-- begin Dataset excerpt --
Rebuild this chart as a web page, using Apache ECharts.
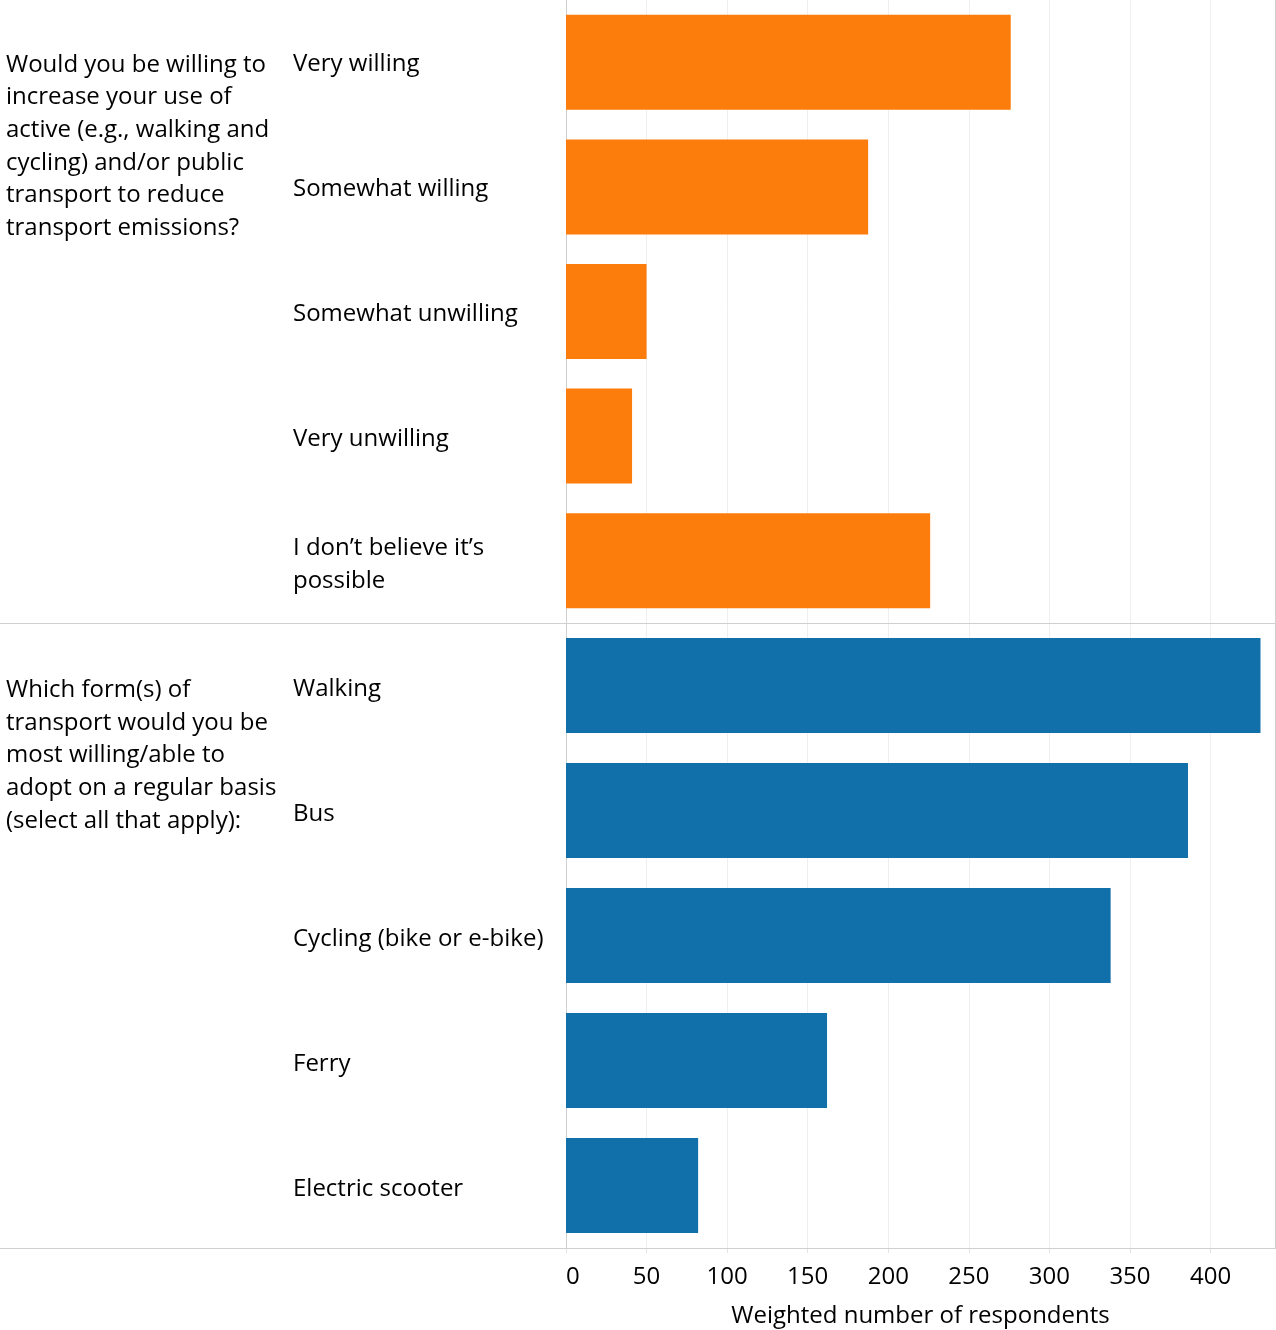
<!DOCTYPE html>
<html>
<head>
<meta charset="utf-8">
<script src="https://cdn.jsdelivr.net/npm/echarts@6/dist/echarts.min.js"></script>
<style>
html,body{margin:0;padding:0;background:#fff;}
#chart{width:1276px;height:1330px;}
</style>
</head>
<body>
<div id="chart"></div>
<script>
// ---- Data ----
const questions = [
  'Would you be willing to\nincrease your use of\nactive (e.g., walking and\ncycling) and/or public\ntransport to reduce\ntransport emissions?',
  'Which form(s) of\ntransport would you be\nmost willing/able to\nadopt on a regular basis\n(select all that apply):'
];
const willingCategories = ['Very willing', 'Somewhat willing', 'Somewhat unwilling', 'Very unwilling', 'I don\u2019t believe it\u2019s possible'];
const willingValues = [276, 187.5, 50, 41, 226];
const modeCategories = ['Walking', 'Bus', 'Cycling (bike or e-bike)', 'Ferry', 'Electric scooter'];
const modeValues = [431, 386, 338, 162, 82];
const xTickValues = [0, 50, 100, 150, 200, 250, 300, 350, 400];
const xAxisName = 'Weighted number of respondents';

// ---- Layout / style ----
const FONT = '"Open Sans", "Noto Sans", sans-serif';
const FS = 24;
const LH = 32.7;
const LEFT = 566, RIGHT_X = 1275;
const TOP1 = 0, H1 = 623, TOP2 = 623, H2 = 625;
const LBL_TOP1 = 2, LBL_TOP2 = 627, LBL_H = 625;
const ORANGE = '#fc7d0b', BLUE = '#1170aa';
const LINE = '#d0d0d0', GRID = '#efefef';

const chart = echarts.init(document.getElementById('chart'), null, {renderer: 'canvas'});

function yAxisFor(idx, cats, withLabels) {
  return {
    type: 'category', gridIndex: idx, data: cats, inverse: true,
    axisLine: {show: !withLabels, lineStyle: {color: LINE, width: 1}},
    axisTick: {show: false},
    splitLine: {show: false},
    axisLabel: {
      show: withLabels,
      margin: LEFT - 293, align: 'left', color: '#000',
      fontFamily: FONT, fontSize: FS, lineHeight: 33,
      width: 264, overflow: 'break'
    }
  };
}
function xAxisFor(idx, showLabels, hidden) {
  if (hidden) {
    return {type: 'value', gridIndex: idx, min: 0, max: 440, show: false};
  }
  return {
    type: 'value', gridIndex: idx, min: 0, max: 440, interval: 50,
    axisLine: {show: false},
    axisTick: {show: showLabels, length: 5, lineStyle: {color: '#e4e4e4'}},
    splitLine: {show: true, lineStyle: {color: GRID, width: 1}},
    axisLabel: {
      show: showLabels, color: '#000', fontFamily: FONT, fontSize: FS, margin: 17,
      showMaxLabel: false, alignMinLabel: 'left',
      formatter: v => (xTickValues.indexOf(v) >= 0 ? String(v) : '')
    },
    name: showLabels ? xAxisName : '',
    nameLocation: 'middle', nameGap: 56,
    nameTextStyle: {color: '#000', fontFamily: FONT, fontSize: FS}
  };
}

const band1 = H1 / willingCategories.length;
const band2 = H2 / modeCategories.length;

const option = {
  animation: false,
  backgroundColor: '#fff',
  grid: [
    {left: LEFT, top: TOP1, width: RIGHT_X - LEFT, height: H1},
    {left: LEFT, top: TOP2, width: RIGHT_X - LEFT, height: H2},
    // label-only grids (category labels sit slightly lower than bar centres in the reference)
    {left: LEFT, top: LBL_TOP1, width: RIGHT_X - LEFT, height: LBL_H},
    {left: LEFT, top: LBL_TOP2, width: RIGHT_X - LEFT, height: LBL_H}
  ],
  xAxis: [xAxisFor(0, false), xAxisFor(1, true), xAxisFor(2, false, true), xAxisFor(3, false, true)],
  yAxis: [
    yAxisFor(0, willingCategories, false), yAxisFor(1, modeCategories, false),
    yAxisFor(2, willingCategories, true), yAxisFor(3, modeCategories, true)
  ],
  series: [
    {type: 'bar', xAxisIndex: 0, yAxisIndex: 0, data: willingValues, barWidth: 95,
     itemStyle: {color: ORANGE}, silent: true},
    {type: 'bar', xAxisIndex: 1, yAxisIndex: 1, data: modeValues, barWidth: 95,
     itemStyle: {color: BLUE}, silent: true}
  ],
  graphic: [
    {type: 'text', left: 6, top: TOP1 + band1 / 2 - LH / 2 + 2.5,
     style: {text: questions[0], fill: '#000', font: FS + 'px ' + FONT, lineHeight: LH}},
    {type: 'text', left: 6, top: TOP2 + band2 / 2 - LH / 2 + 4.5,
     style: {text: questions[1], fill: '#000', font: FS + 'px ' + FONT, lineHeight: LH}},
    {type: 'line', shape: {x1: 0, y1: TOP2 + 0.5, x2: RIGHT_X, y2: TOP2 + 0.5},
     style: {stroke: LINE, lineWidth: 1}, z: 10},
    {type: 'line', shape: {x1: 0, y1: TOP2 + H2 + 0.5, x2: RIGHT_X + 1, y2: TOP2 + H2 + 0.5},
     style: {stroke: LINE, lineWidth: 1}, z: 10},
    {type: 'line', shape: {x1: RIGHT_X + 0.5, y1: 0, x2: RIGHT_X + 0.5, y2: TOP2 + H2},
     style: {stroke: LINE, lineWidth: 1}, z: 10}
  ]
};
chart.setOption(option);
</script>
</body>
</html>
-- end Dataset excerpt --
Work to be completed -
Leave out the pictures and repeat exactly the lines from the start of the material through the line that contains "const xAxisName = 'Weighted", both included.

Response -
Rebuild this chart as a web page, using Apache ECharts.
<!DOCTYPE html>
<html>
<head>
<meta charset="utf-8">
<script src="https://cdn.jsdelivr.net/npm/echarts@6/dist/echarts.min.js"></script>
<style>
html,body{margin:0;padding:0;background:#fff;}
#chart{width:1276px;height:1330px;}
</style>
</head>
<body>
<div id="chart"></div>
<script>
// ---- Data ----
const questions = [
  'Would you be willing to\nincrease your use of\nactive (e.g., walking and\ncycling) and/or public\ntransport to reduce\ntransport emissions?',
  'Which form(s) of\ntransport would you be\nmost willing/able to\nadopt on a regular basis\n(select all that apply):'
];
const willingCategories = ['Very willing', 'Somewhat willing', 'Somewhat unwilling', 'Very unwilling', 'I don\u2019t believe it\u2019s possible'];
const willingValues = [276, 187.5, 50, 41, 226];
const modeCategories = ['Walking', 'Bus', 'Cycling (bike or e-bike)', 'Ferry', 'Electric scooter'];
const modeValues = [431, 386, 338, 162, 82];
const xTickValues = [0, 50, 100, 150, 200, 250, 300, 350, 400];
const xAxisName = 'Weighted number of respondents';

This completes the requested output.